If Jesus is physical, then should we react to a physical imitation of Him and what he has done? I see this in many a Catholic churches, with the stained glass giving stories and illustrating what is contained within the Scriptures. In many ways, I heard this aided the illiterate in the church in ages past, where people did not have the ability to read, and they could learn about the Gospel through these pictures. Then again, it could be argued as to who was the cause of the lack of reading and writing ability…*cough* Pope *cough*
How about when the physical medium becomes what is the subject of worship? For example, many people come to see the Sistine Chapel, painted by Michelangelo – and arguably, less have come to admire the stories that are embedded within these images, but more so the medium: the artistry.
Nevertheless, I think my argument for the abolition of iconography in the church is that our memory of Jesus is spiritual, not physical.
Recently we had an earthquake in Christchurch, New Zealand. It was a big earthquake, and occuring a few month after a devastating earthquake a few months prior, this one brought greater destruction to already damaged buildings. Of a multitude of buildings damaged, the central cathedral was damaged in the quake – the main spire falling to the ground. Now, there was a lot of debate, one voice of whom was the loudest argued that the spire should be put up immediately and that it is a representation of the Christchurch people. This is true, there is no more iconic building in Christchurch than the Christ’s Cathedral. But the cathedral has two forms of memory: there is the brick and mortar that stands, and the spiritual memories. And therefore, what is history if it is not embodied within people, buildings themselves are only of secondary importance.
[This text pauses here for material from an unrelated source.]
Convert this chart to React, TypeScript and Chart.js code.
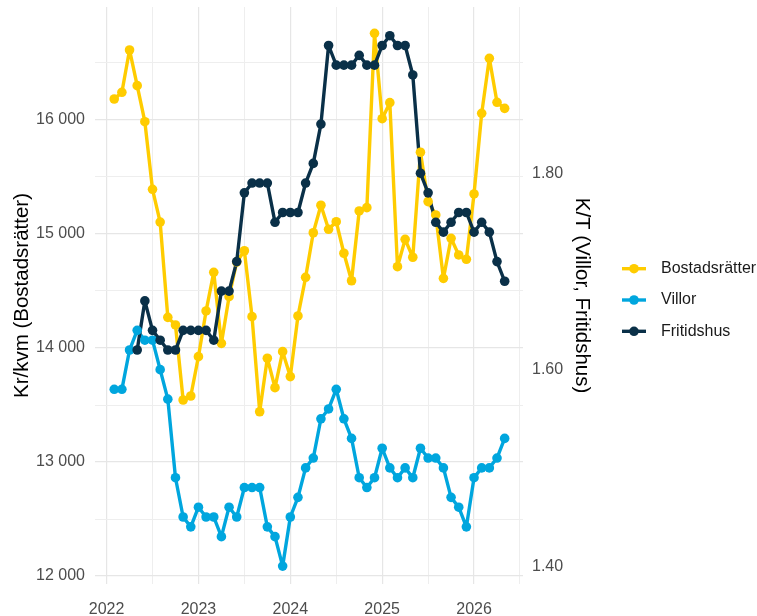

The other example is the World Trade Center destroyed by Al Qaeda. America did not die that day when the buildings fell, the hearts may have grown weaker but essentially our ideas and ideals of society still remain in their place. People have their own ideas of what the World Trade Centre meant to them, and no one can change those. Our heritage is kept within human hearts, and the legacy of Jesus carries on through the Holy Spirit and not through images.
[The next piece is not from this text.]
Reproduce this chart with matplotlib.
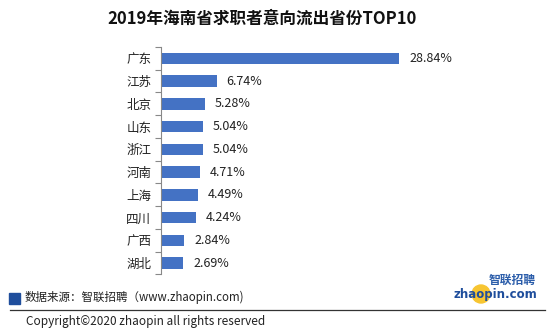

Our knowledge is not embedded within what we can see in the images of Jesus, but they are only influences of what Jesus means to us. If our identity of Jesus is embedded beyond what is essentially an abstract representation of the person, they it has gone off the tracks. How effective the image of Jesus operating the Macbook is built into the correlation of goodness and the person of Jesus. This is where it falls, only one aspect of the person is displayed through this, if we are using images, then they must show the complete person. This is impossible through images, as they are merely 2dimensional representations. There will never be an accurate means of representing Jesus in print, because humans are three-dimensional creatures, and Jesus more.
Limits to iconography and semiotics lead to a packaged idea of Jesus. What can fit within a page is never enough to describe a person as important as Jesus to the Christians. For this exact reason, I believe that God will never be embodied in an image, but He is indeed a living and alive today.